State the number of lines below in which the word "this" appears. Nothing else belongs in the answer.

====== Record list ======

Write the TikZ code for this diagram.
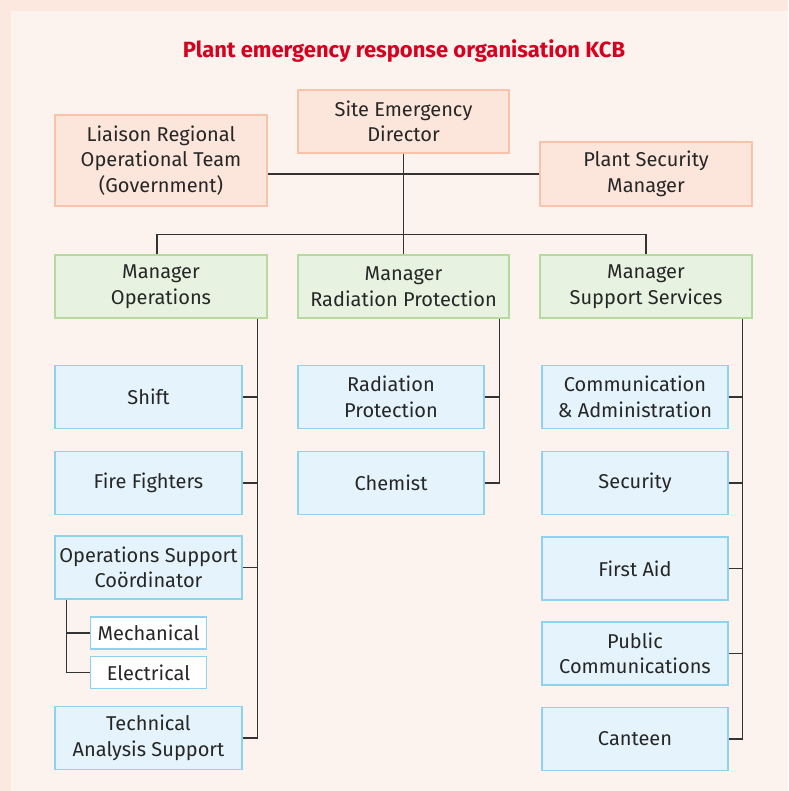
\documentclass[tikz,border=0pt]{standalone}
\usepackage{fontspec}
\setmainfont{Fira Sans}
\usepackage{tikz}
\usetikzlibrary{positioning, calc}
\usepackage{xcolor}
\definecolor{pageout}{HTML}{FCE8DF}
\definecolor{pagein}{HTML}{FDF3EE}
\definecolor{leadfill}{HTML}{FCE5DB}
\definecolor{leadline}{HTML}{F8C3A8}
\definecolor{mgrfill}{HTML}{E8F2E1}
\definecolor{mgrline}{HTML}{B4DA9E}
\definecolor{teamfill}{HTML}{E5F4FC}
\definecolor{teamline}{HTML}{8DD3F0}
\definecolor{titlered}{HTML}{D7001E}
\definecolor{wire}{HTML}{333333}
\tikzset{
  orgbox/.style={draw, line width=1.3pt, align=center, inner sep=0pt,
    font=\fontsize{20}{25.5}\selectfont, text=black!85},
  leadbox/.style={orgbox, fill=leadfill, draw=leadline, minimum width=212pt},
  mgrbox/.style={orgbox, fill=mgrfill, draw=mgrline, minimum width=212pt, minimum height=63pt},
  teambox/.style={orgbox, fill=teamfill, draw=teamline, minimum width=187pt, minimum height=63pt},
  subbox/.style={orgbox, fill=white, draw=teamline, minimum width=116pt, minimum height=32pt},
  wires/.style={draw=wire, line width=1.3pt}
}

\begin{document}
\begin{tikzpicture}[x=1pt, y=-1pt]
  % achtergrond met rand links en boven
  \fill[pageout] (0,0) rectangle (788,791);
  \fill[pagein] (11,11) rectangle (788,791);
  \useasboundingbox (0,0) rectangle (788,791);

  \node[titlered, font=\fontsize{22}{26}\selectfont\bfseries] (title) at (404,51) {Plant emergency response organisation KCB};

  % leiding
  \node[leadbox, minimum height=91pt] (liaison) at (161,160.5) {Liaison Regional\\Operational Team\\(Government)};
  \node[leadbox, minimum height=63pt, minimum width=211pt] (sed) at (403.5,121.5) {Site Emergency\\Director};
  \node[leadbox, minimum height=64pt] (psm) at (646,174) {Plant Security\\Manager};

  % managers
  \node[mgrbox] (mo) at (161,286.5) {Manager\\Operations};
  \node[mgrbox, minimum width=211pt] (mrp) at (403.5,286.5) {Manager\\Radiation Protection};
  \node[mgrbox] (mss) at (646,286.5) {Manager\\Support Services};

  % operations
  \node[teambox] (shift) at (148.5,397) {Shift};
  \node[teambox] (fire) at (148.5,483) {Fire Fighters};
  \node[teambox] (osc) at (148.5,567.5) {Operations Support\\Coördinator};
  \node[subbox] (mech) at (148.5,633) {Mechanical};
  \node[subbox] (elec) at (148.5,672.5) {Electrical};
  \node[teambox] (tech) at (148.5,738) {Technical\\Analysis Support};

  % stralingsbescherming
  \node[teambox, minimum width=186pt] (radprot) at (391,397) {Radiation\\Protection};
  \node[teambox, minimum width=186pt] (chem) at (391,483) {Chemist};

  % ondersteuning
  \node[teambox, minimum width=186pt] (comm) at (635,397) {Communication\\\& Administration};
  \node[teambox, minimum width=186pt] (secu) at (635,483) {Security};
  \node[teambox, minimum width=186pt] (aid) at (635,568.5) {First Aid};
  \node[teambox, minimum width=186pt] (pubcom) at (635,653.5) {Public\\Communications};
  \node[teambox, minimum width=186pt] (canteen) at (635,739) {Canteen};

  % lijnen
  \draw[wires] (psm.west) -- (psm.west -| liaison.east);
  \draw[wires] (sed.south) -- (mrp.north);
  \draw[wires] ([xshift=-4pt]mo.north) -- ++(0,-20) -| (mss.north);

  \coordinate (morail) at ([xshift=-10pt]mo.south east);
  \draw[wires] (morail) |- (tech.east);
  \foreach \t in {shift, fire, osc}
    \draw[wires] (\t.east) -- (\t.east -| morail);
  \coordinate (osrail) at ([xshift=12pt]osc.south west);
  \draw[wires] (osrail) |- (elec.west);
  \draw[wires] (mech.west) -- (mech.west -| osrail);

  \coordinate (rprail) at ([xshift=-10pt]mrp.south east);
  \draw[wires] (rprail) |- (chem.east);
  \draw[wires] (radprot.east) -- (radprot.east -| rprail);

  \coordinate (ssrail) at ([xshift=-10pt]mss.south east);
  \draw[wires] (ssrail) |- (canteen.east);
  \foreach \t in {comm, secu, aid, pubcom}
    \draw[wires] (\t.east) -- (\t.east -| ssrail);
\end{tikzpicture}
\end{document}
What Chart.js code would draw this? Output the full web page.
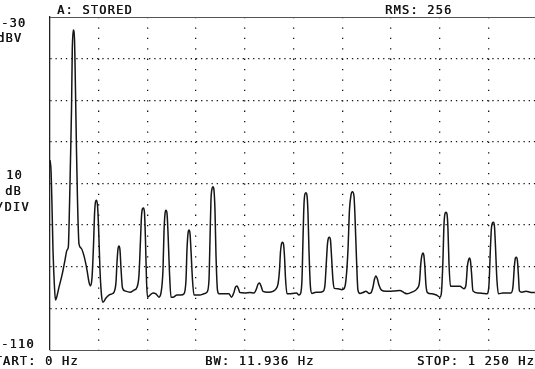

======

## Full solution
2